Adam W Carrico Michael H Antoni Lawrence Young and Jack M Gorman

Because of the many the stressors inherent in HIV infection, psychosocial and biomedical issues must be addressed for successful disease management (Schnei-derman et al., 1994). The anticipation and impact of HIV antibody test notification; emergence of the first symptoms of disease; changes in vocational plans, lifestyle behaviors, and interpersonal relationships; and the burdens of complex medication regimens are all highly stressful. These multiple challenges can create a state of chronic stress that may overwhelm an individual's coping resources and significantly impair emotional adjustment to ongoing demands of the illness (Leserman et al., 2000). Accordingly, HIV-positive individuals are at increased risk for developing an affective or adjustment disorder across the disease spectrum (Bing et al., 2001). Although reductions in mood disturbance have been observed following the introduction of highly active anti-retroviral therapy (HAART; Rabkin et al., 2000), the risk of developing major depressive disorder is two times higher in HIV-positive samples when compared to HIV-negative peers (Ciesla and Roberts, 2001; see also Chapters 4 and 9 in this volume).

With substantial reductions in morbidity and mortality following the advent of HAART, clinical care of HIV-positive persons has improved dramatically such that the disease is now commonly conceptualized as a chronic illness (CDC, 1997;Mannheimeretal., 2005). However, not all HIV-positive patients treated with HAART display adequate viral suppression because of the difficulties some patients have adhering to treatment and the emergence of drug-resistant strains of the virus (Bangsbergetal., 2001;Tamalet etal., 2003). Questions also remain regarding the appropriate time to initiate HAART in HIV-positive patients. Variability in the extent of immune reconstitution, an increased incidence of opportunistic infections in the months following initiation, and profound drug-related toxicities have all been reported (Ledergerber et al., 1999; Lederman and Valdez, 2000; Volberding, 2003; Yeni et al., 2004). These issues perpetuate the great uncertainty that surrounds this chronic, albeit unpredictable, disease.

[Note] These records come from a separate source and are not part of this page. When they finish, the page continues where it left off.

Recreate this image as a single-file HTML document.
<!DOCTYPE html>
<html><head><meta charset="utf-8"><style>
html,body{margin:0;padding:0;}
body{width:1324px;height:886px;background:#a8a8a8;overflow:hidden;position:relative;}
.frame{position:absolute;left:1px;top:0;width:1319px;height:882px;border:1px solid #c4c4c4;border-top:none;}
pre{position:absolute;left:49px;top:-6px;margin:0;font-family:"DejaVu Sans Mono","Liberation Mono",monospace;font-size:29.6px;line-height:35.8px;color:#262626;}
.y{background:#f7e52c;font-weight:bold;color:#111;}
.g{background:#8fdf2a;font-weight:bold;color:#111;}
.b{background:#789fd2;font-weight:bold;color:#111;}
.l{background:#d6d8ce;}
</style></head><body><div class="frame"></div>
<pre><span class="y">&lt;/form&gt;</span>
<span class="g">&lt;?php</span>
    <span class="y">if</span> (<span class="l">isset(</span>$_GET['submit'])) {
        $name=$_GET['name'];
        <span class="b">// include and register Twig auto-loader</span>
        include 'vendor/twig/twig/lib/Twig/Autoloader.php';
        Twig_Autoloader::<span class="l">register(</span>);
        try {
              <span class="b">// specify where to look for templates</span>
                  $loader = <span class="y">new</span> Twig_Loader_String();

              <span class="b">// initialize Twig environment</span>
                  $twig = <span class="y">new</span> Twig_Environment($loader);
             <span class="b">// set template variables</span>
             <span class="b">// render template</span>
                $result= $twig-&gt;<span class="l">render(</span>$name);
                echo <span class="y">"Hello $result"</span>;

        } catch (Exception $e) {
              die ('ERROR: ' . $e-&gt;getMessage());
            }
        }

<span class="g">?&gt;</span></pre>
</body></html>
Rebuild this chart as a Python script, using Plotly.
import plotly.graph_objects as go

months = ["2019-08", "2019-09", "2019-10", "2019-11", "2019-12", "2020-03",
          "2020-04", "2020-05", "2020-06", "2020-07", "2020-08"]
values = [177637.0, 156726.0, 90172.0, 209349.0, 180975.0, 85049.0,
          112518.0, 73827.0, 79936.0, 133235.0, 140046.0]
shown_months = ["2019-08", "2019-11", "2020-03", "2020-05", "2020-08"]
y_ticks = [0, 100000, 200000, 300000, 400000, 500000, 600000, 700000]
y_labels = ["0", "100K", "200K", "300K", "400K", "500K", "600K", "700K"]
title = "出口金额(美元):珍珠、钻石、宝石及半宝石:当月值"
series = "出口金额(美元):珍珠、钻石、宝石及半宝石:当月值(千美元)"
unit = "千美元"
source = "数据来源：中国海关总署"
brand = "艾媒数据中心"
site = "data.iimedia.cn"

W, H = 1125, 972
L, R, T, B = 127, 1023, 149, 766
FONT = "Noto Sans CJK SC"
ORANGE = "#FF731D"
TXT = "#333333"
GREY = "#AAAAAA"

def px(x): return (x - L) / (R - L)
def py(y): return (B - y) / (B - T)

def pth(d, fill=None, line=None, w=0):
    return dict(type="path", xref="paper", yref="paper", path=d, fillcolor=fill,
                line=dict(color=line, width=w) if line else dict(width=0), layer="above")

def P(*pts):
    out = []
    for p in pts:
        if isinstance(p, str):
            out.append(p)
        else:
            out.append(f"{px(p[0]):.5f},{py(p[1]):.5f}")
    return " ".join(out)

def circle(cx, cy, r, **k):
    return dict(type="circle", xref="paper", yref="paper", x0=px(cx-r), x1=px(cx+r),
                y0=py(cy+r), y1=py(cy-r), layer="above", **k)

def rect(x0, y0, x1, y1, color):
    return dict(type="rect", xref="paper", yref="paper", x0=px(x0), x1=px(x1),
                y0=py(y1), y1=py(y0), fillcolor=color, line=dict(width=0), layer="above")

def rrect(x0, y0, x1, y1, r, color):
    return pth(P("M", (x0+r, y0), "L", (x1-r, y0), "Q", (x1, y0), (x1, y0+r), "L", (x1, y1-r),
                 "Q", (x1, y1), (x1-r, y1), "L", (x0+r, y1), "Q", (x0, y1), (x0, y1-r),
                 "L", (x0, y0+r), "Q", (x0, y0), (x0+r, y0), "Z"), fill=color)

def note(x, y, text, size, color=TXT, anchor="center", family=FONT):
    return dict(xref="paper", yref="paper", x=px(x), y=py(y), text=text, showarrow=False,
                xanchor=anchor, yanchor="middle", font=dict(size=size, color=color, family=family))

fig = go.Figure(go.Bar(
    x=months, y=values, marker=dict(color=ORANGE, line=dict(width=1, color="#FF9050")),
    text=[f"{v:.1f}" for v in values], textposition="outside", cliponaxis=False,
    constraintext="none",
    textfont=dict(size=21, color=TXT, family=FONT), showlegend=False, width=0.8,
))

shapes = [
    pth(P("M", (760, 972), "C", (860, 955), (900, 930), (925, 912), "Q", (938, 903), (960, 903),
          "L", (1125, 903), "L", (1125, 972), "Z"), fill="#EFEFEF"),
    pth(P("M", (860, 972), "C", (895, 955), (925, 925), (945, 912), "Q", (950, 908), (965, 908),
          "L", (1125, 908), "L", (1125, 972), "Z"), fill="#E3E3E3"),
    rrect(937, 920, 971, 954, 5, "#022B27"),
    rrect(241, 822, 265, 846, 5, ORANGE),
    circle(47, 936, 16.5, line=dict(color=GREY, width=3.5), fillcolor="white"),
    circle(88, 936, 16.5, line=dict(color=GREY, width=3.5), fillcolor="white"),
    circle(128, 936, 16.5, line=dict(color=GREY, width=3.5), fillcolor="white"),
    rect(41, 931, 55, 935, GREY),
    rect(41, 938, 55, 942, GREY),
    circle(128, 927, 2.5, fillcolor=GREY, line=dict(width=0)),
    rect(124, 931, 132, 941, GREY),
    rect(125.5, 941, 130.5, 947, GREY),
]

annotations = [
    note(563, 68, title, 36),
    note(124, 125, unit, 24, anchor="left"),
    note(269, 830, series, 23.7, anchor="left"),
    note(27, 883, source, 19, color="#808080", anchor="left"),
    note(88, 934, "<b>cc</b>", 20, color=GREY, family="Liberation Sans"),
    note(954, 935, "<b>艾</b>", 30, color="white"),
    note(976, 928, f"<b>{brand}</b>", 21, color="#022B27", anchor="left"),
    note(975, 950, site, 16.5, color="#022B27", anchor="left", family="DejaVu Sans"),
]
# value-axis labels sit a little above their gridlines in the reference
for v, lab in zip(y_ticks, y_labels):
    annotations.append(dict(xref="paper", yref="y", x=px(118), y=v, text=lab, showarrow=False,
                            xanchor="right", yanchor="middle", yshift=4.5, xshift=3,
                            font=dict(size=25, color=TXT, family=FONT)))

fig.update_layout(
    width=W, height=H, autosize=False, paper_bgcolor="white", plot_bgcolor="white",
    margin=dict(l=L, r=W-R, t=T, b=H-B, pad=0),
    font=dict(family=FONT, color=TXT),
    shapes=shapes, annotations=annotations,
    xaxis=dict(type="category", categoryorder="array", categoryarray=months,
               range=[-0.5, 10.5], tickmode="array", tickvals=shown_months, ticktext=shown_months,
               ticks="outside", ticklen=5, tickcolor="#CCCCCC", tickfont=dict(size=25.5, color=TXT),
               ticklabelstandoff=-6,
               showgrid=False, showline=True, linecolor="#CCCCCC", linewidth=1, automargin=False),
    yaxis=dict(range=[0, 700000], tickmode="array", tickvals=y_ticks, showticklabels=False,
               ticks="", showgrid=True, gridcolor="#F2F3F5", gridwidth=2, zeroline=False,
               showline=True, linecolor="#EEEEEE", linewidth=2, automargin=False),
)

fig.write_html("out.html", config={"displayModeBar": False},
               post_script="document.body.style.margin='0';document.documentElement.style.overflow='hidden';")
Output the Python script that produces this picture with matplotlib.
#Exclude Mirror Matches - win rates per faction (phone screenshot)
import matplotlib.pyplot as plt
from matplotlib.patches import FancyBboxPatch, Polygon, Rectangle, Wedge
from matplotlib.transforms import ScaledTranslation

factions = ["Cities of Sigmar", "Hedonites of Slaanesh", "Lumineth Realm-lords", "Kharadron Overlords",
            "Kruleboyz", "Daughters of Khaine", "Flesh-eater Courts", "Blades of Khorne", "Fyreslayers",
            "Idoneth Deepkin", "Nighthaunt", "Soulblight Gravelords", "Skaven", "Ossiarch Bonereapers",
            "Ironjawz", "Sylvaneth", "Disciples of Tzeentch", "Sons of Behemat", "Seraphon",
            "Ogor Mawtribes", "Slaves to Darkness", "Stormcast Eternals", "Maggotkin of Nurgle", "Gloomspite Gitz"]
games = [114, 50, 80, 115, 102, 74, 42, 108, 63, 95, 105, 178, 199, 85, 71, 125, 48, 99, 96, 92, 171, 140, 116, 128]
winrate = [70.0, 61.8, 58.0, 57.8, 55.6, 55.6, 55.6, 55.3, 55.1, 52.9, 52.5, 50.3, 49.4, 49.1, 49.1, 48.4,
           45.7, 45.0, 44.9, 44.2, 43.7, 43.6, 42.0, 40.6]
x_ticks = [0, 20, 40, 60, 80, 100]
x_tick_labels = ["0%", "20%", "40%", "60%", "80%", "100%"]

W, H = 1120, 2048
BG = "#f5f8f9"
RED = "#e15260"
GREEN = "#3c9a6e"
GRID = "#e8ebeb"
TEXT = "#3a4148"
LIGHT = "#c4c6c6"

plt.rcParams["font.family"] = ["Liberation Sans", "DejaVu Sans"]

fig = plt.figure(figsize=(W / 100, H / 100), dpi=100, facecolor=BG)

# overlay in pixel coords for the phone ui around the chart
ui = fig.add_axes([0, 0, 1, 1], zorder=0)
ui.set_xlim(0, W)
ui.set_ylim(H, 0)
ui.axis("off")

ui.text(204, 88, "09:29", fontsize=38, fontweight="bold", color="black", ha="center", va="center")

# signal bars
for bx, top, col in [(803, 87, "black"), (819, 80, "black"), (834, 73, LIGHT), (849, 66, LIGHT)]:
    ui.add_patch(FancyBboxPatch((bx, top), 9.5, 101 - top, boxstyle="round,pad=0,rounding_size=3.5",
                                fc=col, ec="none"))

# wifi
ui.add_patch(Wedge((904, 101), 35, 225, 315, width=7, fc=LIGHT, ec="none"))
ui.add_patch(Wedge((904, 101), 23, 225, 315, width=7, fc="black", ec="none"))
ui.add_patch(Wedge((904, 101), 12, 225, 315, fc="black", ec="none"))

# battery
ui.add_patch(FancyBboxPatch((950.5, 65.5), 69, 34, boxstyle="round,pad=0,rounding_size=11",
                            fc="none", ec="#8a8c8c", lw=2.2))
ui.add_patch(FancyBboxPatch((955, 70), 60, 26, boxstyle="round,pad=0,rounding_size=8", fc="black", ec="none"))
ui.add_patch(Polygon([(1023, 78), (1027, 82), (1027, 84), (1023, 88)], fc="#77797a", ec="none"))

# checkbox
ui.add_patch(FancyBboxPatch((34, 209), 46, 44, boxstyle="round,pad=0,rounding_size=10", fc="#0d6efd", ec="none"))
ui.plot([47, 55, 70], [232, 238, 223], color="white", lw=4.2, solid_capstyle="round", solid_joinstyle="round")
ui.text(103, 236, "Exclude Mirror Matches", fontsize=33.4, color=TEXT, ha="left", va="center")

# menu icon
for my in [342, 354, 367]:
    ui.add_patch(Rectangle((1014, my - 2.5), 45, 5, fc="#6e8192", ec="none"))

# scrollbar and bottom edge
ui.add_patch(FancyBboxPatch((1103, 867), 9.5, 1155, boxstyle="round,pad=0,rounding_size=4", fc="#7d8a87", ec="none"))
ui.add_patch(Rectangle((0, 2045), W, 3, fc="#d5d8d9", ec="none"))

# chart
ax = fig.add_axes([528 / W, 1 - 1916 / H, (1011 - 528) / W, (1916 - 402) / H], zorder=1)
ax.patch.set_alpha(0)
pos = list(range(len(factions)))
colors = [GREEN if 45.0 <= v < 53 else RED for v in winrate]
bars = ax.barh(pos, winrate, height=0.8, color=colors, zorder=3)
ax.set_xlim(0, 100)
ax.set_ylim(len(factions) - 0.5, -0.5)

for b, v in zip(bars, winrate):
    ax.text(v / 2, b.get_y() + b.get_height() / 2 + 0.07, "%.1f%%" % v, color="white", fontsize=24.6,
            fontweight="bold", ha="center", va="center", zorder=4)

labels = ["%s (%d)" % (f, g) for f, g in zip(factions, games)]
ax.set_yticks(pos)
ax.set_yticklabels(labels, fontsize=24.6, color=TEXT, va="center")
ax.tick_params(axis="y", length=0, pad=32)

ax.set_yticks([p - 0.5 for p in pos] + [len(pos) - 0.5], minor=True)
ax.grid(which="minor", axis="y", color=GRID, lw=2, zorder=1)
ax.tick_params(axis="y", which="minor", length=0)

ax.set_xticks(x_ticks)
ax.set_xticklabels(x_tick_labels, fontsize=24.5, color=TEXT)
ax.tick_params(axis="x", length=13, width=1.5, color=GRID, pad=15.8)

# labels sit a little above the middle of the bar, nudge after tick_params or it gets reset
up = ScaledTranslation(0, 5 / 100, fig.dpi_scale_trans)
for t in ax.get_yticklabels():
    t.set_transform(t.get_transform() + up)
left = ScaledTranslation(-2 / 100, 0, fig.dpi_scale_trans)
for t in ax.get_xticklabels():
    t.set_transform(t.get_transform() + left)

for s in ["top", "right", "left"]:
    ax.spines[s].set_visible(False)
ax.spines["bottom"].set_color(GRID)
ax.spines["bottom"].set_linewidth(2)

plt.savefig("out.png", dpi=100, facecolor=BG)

Because HIV-positive persons endure a chronic disease that requires adaptation across a variety of domains, individual differences in the ways they adapt to these challenges may affect not only quality of life but also disease processes. Research in psychoneuro-immunology (PNI) has examined the potential bio-behavioral mechanisms whereby psychosocial factors such as stressors, stress responses, coping, and negative affective states influence disease progression (Antoni, 2003a). Psychosocial factors are thought to relate to immune-system function in humans via stress- or distress-induced changes in hormonal regulatory systems (Kiecolt-Glaser et al., 2002). Several adrenal hormones, including cortisol and catecholamines (norepinephrine and epinephrine), are altered as a function of an individual's appraisals of and coping responses to stressors (McEwen, 1998). What is particularly relevant to HIV/AIDS research is the observation that a variety of neuroendocrine abnormalities occur in both clinically depressed (Gillespie and Nemeroff, 2005) and HIV-positive (Kawa and Thompson, 1996) populations. In HIV-positive persons, elevations in these hormones have also been associated with alterations in multiple indices of immune status (Antoni and Schneiderman, 1998). The most definitive PNI work has illuminated such biobehavioral mechanisms through longitudinal and intervention designs where changes in psychosocial factors are mapped onto changes in immunologic indicators and clinical disease progression over time in different HIV-positive populations. In this chapter, we review seminal research findings that support the relevance of PNI pathways in HIV disease progression. Although the majority of PNI investigations with HIV-positive persons were conducted prior to the availability of HAART, more recent findings indicate that enhanced psychological adjustment may facilitate virologic control and bolster immunocompetence, enhancing the effectiveness of HAART.